Dingane sent the trekkers on this mission to test the military capability of Retief's men. He promised them that if they succeeded he would give them land to live on. Their success made Dingane aware that an outright battle with the Voortrekkers would not lead to Zulu victory. These events, together with Retief’s messages that bad kings do not rule forever, was seen as sufficient proof that Retief was planning an attack against Dingane. As a result, Dingane conceived a plot to kill all of them.
Despite warnings, Retief left the Tugela region on 25 January 1838 in the belief that he could negotiate with Dingane on permanent boundaries for the Natal settlement. The party consisting of approximately 60 (some documents say 70) volunteers, including his own son and another 3 minors, as well as 30 mounted servants, arrived back at Umgundgundlovu on 3 February 1838, unaware of Dingane’s distrust towards the Whites in Natal. On the following day, a treaty was signed, whereby Dingane ceded all the land south of the Tugela River, as far as the Umzimvubu River in the Transkei and to the north from the sea as far as they needed to the Voortrekkers.
The deed of cession of the Tugela-Umzimvubu region, although dated 4 February 1838, was signed by Dingane on 6 February 1838, by imitating writing and with the two sides recording three witnesses each. As Retief was under the impression that 5 February was a Sunday, he decided only to leave on the sixth. He and his men were invited to a party to celebrate the return of King Dingane's cattle. At the entrance to the kraal they were informed that it was not considered polite, or good custom, to enter with weapons. Reluctantly their horses and guns were left at the entrance with their 43 servants.
A total of about 70 Voortrekkers with Piet Retief entered the main cattle kraal and were received by the king. They were to witness a special farewell performance by his Zulu impis. Suddenly, when the dancing had reached a frenzied climax, Dingane leapt to his feet and shouted Bulalani amathakati! “Kill the wizards!”. Dingane's warriors, who had appeared to be unarmed, pulled spears from the cow dung in the kraal and attacked the Voortrekker group. The Voortrekkers made their best attempt at fighting back, using their hunting knives and their fists. The Zulus had to overpower the Voortrekkers without killing them, as it was against Zulu custom for blood to be spilled in the Royal kraal. Some of them actually died in the kraal, but most of the group, Retief, his son, men and coloured servants, about 100 people in total, were overpowered and dragged across the Umkhumbane stream to Kwa-Matiwane, the "place of execution", where Dingane had thousands of enemies who offended or angered him, executed.

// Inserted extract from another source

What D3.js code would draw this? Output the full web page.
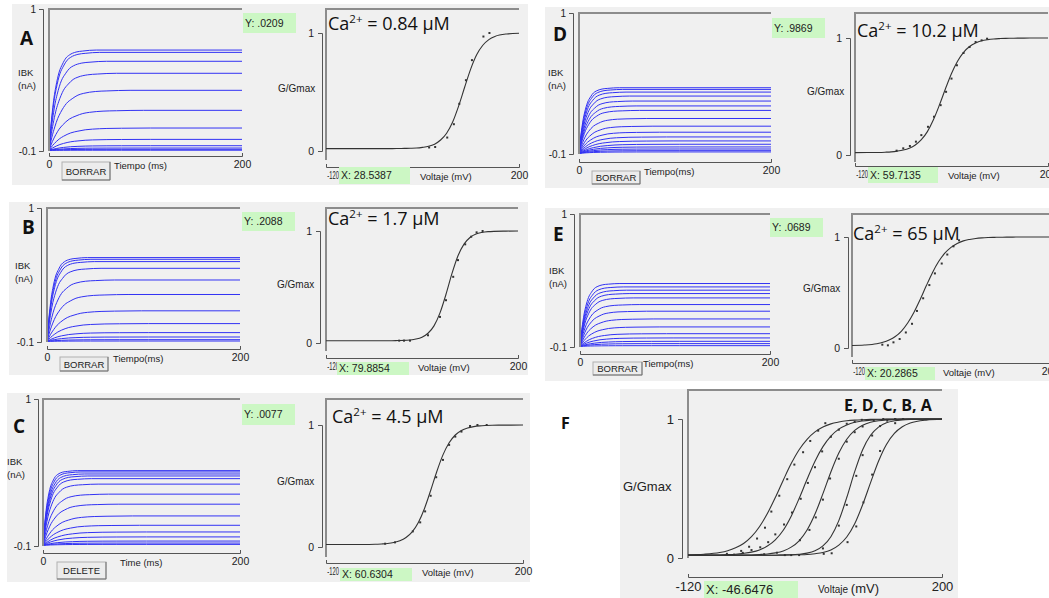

The Zulus butchered the entire party to death by clubbing them. They killed Retief last, so as to witness the deaths of his son and comrades. Their bodies were left on the hillside for the vultures. On a hill overlooking Umgundgundlovu, in 1838, the Reverend Francis Owen tried to negotiate the establishment of a permanent mission station. Also from this hill, he was witness to the slaying of Retief and his men on that fateful day.